Digital shoppers bring higher store traffic, conversion and spending
Consumers using a device during their shopping journey convert – meaning they make a purchase - at a rate 40 percent higher than those who do not use a device. Additionally, Deloitte Digital found a dramatic impact on traffic, spending and loyalty from digital shoppers:
- 84 percent of store visitors use their devices before or during a shopping trip.
- 22 percent of consumers spend more as a result of using digital; just over half of these shoppers report spending at least 25 percent more than they had intended.
- 75 percent of respondents said product information found on social channels influenced their shopping behavior and enhanced loyalty.
“Each interaction is an opportunity for a retailer to enhance the customer experience and tell its brand story,” said Simpson. “However, retailers often measure success solely on how many widgets they sell through their web or mobile sites.
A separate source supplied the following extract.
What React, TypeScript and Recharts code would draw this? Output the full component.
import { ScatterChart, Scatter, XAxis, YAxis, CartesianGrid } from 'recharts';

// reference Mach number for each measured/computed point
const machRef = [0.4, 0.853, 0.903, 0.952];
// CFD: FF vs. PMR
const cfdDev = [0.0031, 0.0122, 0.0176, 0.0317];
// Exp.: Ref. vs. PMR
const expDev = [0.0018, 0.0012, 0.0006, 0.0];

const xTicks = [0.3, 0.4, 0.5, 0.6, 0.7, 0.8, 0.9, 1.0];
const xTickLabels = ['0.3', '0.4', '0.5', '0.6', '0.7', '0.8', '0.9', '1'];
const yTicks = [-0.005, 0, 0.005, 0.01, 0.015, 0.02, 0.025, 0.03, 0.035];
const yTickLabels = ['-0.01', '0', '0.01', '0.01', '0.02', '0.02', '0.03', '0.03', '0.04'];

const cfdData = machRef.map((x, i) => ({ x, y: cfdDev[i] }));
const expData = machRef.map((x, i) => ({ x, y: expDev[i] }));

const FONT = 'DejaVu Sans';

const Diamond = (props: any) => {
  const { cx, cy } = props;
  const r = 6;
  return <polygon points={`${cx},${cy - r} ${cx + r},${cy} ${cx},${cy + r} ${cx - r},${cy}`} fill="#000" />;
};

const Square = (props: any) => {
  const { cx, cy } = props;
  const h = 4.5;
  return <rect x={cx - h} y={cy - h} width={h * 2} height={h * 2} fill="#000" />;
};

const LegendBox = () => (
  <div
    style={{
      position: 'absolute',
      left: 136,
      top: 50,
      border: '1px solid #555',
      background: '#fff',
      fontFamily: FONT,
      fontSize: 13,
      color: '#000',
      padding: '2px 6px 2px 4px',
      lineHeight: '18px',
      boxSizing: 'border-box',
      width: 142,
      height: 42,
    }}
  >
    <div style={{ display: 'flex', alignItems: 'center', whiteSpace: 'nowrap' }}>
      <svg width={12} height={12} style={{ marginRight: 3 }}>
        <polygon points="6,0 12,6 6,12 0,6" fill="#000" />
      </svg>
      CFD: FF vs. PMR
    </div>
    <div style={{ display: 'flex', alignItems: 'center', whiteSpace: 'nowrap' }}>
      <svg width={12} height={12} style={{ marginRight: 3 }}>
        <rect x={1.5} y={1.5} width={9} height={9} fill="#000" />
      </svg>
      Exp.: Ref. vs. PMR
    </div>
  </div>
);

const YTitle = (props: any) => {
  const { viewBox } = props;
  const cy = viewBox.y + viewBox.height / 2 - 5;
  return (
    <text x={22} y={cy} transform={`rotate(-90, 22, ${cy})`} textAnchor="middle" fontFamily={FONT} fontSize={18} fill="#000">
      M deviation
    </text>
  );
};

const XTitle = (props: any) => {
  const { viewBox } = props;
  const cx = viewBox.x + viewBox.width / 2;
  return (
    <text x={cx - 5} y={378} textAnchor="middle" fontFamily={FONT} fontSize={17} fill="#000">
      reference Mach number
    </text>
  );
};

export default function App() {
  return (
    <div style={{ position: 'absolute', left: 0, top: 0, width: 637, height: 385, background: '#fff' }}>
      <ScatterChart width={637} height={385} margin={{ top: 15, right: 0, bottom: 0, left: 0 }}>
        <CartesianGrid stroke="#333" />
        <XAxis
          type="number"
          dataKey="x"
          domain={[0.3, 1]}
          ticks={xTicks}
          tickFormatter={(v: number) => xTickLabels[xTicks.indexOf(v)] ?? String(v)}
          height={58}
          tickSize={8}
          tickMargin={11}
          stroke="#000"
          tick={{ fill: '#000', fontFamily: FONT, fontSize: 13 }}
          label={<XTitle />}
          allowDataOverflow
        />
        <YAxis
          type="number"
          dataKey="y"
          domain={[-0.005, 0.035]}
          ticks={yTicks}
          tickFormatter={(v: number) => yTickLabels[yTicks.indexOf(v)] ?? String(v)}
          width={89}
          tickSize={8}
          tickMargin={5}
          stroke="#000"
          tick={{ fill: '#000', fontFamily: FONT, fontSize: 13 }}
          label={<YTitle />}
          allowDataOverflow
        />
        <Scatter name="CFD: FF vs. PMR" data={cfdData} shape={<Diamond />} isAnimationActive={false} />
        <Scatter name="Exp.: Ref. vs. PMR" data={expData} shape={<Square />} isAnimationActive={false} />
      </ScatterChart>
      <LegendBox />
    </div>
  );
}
For example, retailers might regard online shopping cart abandonment as a failed conversion when in reality, it may represent a customer who started their wish list in the online basket, but chose to purchase the items in the store. In that case, digital engagement may have led to a sale in the physical store. This impact is much higher when measured holistically across the organization and regardless of channels, rather than force-fitted to a single point of purchase.”
Eight in 10 shoppers prefer DIY; specialty stores most digitally-influenced
Currently, more than 90 percent of retail sales occur in brick-and-mortar stores, but the surging digital influence calls upon retailers to redefine marketing, the store associate’s role and in-store technology, the report found.
Consumers largely prefer to navigate the aisles and the checkout without a store associate’s help. Eighty percent of the respondents in Deloitte Digital’s study said they prefer to obtain product information on their own device or from an in-store device like a kiosk, rather than ask a sales associate.
However, digital interactions are not “one-size-fits-all,” and vary significantly by store category, with the highest influence occurring in specialty stores. At the top is the electronics/appliances category, where devices influence 58 percent of store sales, followed by furniture (56 percent) and sporting goods (50 percent); the impact falls lower in categories like health/personal care/drug (35 percent), grocery (29 percent) and general merchandise/department/warehouse club (23 percent).